Most people seem to be in favour of a more equal society :dunno: incentive/disincentive/punishment - 3 sides of the same coin, it's wrong to shy away from the word punishment completely although it is an emotive word. Hasn't been tried yet so how can it have failed?


Apart from communist countries which existed for large parts of the 20th century, where it was tried.

But you mistake "more equal" for "equal outcomes". You can have greater equality of opportunity without having equality of pay. You can have "more equal" pay without having "equal pay". You could have doctors being paid 4 times a binman's salary instead of 5 times, without getting anywhere near what you're suggesting. Whether that would actually work is a tangential question to what "most people seem to be in favour of", which is what gets called an appeal to popularity. Essentially those people (if indeed they do generally agree with you, which I suspect would not be the case) could be wrong.

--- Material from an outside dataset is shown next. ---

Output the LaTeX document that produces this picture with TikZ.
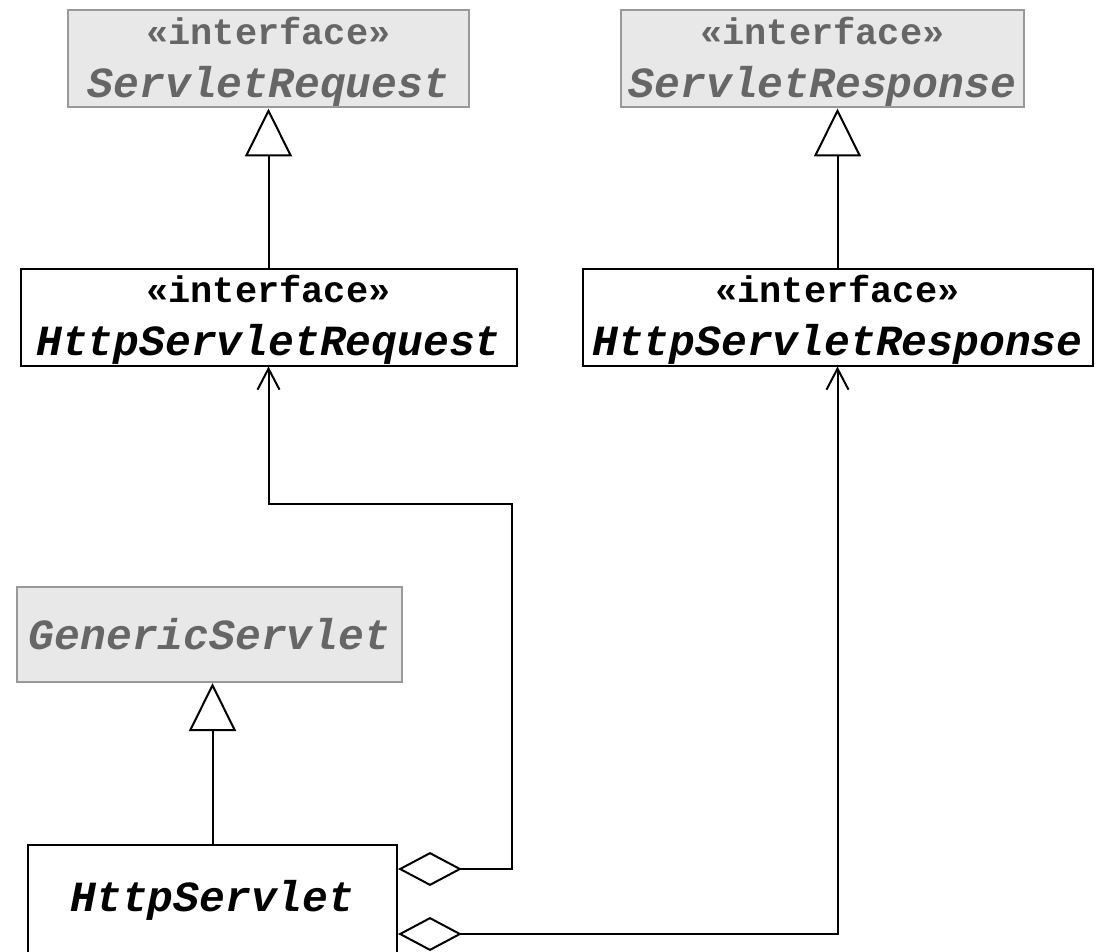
\documentclass[tikz,border=0pt]{standalone}
\usepackage{fontspec}
\setmonofont{Liberation Mono}
\usetikzlibrary{arrows.meta,positioning}

\definecolor{libfill}{HTML}{E8E8E8}
\definecolor{libdraw}{HTML}{999999}
\definecolor{libtext}{HTML}{666666}

\newcommand{\stereo}{{\fontsize{37}{53}\selectfont\upshape\rule{0pt}{33pt}«interface»}}

\begin{document}
\begin{tikzpicture}[x=1pt,y=-1pt,line width=2pt,
	font=\fontsize{43}{53}\selectfont\ttfamily\bfseries\itshape,
	cls/.style={draw,rectangle,align=center,inner sep=0pt,minimum height=97pt},
	lib/.style={cls,fill=libfill,draw=libdraw,text=libtext},
	inherit/.style={-{Triangle[open,length=48pt,width=47pt]}},
	agg/.style={{Diamond[open,length=64pt,width=34pt]}-{Straight Barb[length=21pt,width=22pt]}}]

	\useasboundingbox (0,0) rectangle (1102,952);

	\node[lib,minimum width=401pt] (sreq) at (268.5,59) {\stereo\\ServletRequest};
	\node[cls,minimum width=496pt,below=159pt of sreq] (hreq) {\stereo\\HttpServletRequest};
	\node[cls,minimum width=510pt,right=64pt of hreq] (hresp) {\stereo\\HttpServletResponse};
	\node[lib,minimum width=403pt,above=159pt of hresp,xshift=-15pt] (sresp) {\stereo\\ServletResponse};
	\node[lib,minimum width=385pt,minimum height=95pt] (gen) at (209.5,634.5) {GenericServlet};
	\node[cls,minimum width=369pt,minimum height=110pt,below=161pt of gen,xshift=3pt] (hs) {HttpServlet};

	\draw[inherit] (hreq.north) -- (hreq.north |- sreq.south);
	\draw[inherit] (hresp.north) -- (hresp.north |- sresp.south);
	\draw[inherit] (hs.north) -- (hs.north |- gen.south);

	\draw[agg] ([yshift=31pt]hs.east) -| (512,504) -| (hreq.south);
	\draw[agg] ([yshift=-34pt]hs.east) -| (hresp.south);
\end{tikzpicture}
\end{document}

And withdrawing people's citizenship for not agreeing with your economic model absolutely is a punishment, quite a serious one.

Keep It Real wrote:
Thommo wrote:For the record, a typical doctor is not paid a six figure salary in the UK.

Yeh, I know, and if they were paid 1.5 times as much as a bin man they'd be on 47kpa.


I don't think binmen make that much actually.

Keep It Real wrote:
Thommo wrote:There's also the secondary problem of what happens to economies that do not even strive to allocate resources efficiently, in accordance with the value they present to society.

They wouldn't be full of chuggers, PPI and doubleglazing cold callers etc ad infinitum. Newsflash - many desires are not rational or advisable. Market failures 101.


Be that as it may, central planning has failed far worse, far more often, wherever it has been applied.